◆ CHALLENGE: The lines to print start at the one containing "Reproduce this chart with Plotly." and end at the one containing "import plotly.graph_objects as go"; print them exactly, ends included, and only them.

◆ WORKING DATA:
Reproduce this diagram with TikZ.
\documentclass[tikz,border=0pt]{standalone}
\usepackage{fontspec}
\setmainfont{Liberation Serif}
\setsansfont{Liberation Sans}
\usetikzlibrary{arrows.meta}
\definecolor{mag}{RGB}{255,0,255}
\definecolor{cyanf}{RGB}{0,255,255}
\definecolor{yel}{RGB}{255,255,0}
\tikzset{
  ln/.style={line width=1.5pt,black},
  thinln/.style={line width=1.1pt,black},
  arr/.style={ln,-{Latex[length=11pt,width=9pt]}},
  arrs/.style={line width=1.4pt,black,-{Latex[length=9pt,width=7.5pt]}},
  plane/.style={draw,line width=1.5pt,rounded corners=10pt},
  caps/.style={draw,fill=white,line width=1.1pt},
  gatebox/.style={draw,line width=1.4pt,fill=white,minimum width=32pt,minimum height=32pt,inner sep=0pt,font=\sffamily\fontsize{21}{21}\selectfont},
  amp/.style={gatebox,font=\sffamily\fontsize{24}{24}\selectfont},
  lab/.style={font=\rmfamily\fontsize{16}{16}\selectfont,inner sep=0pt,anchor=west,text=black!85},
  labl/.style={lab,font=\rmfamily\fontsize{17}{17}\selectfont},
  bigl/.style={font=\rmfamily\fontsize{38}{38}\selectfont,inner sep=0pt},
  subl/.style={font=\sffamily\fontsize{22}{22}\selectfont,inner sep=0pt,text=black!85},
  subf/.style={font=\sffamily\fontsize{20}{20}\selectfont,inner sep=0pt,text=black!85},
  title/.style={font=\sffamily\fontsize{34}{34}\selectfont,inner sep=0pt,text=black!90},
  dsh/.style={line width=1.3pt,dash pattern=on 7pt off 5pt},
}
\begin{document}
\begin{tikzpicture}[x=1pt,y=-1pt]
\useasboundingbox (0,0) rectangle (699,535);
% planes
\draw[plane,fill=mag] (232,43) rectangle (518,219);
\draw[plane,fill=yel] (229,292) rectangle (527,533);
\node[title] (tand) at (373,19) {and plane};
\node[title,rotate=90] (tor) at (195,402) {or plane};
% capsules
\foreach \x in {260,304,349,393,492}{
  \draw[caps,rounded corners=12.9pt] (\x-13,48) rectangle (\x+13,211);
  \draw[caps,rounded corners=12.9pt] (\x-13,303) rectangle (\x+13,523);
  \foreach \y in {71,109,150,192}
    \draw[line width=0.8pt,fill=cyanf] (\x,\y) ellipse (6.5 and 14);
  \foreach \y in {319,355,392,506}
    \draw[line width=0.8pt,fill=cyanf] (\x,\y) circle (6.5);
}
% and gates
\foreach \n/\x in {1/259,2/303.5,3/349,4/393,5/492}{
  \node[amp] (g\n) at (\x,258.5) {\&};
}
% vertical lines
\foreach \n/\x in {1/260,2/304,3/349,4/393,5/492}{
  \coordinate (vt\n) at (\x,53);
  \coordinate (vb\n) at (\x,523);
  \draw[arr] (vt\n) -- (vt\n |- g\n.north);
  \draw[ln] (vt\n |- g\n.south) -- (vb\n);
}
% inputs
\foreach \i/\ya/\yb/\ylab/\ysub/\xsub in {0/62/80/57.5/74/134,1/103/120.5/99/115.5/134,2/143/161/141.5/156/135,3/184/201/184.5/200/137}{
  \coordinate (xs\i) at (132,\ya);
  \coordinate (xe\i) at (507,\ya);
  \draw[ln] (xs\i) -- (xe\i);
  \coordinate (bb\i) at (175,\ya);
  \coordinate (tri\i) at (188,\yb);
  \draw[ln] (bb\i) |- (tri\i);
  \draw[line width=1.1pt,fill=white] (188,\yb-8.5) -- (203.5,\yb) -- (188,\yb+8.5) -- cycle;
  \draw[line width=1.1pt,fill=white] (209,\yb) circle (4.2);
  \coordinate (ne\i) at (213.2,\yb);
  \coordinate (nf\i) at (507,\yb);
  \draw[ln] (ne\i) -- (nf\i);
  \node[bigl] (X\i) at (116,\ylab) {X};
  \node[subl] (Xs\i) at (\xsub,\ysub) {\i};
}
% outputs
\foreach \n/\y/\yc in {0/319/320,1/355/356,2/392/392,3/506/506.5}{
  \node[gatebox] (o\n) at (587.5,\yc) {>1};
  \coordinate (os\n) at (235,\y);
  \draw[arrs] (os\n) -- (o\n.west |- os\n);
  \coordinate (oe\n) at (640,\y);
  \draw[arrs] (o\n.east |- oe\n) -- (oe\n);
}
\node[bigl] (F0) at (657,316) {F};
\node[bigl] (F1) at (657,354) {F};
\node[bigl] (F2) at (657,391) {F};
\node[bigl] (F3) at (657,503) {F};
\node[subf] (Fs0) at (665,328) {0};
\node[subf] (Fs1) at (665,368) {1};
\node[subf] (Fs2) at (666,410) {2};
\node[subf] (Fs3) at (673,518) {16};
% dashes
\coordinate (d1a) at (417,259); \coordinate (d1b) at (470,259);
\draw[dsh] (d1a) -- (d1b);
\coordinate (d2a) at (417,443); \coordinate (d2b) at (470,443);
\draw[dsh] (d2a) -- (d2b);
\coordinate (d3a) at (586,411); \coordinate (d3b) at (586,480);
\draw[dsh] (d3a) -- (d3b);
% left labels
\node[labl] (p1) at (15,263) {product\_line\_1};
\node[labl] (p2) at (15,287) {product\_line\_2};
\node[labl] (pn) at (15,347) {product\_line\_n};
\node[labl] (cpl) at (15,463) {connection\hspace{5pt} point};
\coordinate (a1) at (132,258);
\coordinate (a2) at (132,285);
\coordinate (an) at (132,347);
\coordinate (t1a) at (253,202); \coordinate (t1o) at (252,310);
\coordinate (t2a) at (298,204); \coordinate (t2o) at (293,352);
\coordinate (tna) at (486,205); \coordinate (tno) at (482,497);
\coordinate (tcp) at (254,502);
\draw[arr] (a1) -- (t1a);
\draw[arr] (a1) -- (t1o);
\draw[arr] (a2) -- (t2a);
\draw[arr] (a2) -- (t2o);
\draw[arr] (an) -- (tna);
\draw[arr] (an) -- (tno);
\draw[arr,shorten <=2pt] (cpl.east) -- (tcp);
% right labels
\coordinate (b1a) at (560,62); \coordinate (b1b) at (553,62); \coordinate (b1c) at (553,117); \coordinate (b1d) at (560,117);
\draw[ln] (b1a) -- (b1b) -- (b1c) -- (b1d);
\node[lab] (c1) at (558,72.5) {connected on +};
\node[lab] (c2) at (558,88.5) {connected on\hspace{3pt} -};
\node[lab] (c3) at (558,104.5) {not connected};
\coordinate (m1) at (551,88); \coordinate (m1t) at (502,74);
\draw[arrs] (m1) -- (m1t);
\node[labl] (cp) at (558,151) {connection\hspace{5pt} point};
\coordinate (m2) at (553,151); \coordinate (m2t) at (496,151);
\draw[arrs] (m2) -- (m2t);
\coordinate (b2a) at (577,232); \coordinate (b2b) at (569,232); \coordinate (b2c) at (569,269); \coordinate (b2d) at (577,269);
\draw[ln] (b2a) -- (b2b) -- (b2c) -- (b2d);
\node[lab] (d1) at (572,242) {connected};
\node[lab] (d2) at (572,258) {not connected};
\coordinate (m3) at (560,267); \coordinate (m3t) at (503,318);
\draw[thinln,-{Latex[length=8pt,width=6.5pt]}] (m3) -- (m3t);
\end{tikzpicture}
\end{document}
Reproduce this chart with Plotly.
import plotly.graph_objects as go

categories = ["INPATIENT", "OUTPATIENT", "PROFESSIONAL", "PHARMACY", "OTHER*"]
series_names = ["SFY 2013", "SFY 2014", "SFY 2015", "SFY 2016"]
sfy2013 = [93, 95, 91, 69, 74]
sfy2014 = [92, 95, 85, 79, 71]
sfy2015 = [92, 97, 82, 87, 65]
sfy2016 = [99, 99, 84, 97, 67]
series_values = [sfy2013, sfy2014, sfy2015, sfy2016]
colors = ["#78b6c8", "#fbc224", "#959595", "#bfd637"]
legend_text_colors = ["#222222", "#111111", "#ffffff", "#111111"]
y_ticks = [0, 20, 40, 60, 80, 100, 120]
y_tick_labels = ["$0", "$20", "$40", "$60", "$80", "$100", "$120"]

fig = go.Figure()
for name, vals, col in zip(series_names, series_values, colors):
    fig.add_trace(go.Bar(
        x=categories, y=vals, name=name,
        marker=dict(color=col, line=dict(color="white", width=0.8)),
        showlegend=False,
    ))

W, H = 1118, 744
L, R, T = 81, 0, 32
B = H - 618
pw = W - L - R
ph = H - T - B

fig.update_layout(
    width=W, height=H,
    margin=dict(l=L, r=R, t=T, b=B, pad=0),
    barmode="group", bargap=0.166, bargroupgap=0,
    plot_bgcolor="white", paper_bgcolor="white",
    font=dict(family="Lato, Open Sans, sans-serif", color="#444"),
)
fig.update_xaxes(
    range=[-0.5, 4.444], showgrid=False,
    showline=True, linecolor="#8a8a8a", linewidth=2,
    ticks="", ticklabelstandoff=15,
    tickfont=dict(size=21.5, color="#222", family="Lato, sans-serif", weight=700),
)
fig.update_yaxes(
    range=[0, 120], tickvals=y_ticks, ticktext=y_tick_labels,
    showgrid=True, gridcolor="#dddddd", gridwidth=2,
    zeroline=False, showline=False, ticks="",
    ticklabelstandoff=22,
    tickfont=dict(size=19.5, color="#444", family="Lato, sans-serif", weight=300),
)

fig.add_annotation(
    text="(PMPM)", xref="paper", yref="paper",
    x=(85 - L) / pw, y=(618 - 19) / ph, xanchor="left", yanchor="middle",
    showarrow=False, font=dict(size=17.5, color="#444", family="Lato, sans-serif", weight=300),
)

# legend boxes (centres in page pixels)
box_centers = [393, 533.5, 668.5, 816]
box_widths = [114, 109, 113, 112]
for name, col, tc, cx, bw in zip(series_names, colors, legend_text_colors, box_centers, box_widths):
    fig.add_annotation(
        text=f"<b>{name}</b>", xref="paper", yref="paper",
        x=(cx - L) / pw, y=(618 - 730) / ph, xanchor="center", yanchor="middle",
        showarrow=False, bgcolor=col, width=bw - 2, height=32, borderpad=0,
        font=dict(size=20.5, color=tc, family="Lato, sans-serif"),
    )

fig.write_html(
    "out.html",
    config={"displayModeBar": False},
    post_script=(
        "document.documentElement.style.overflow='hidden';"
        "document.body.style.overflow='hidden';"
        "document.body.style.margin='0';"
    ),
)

◆ PROBLEM SOLUTION:
Reproduce this chart with Plotly.
import plotly.graph_objects as go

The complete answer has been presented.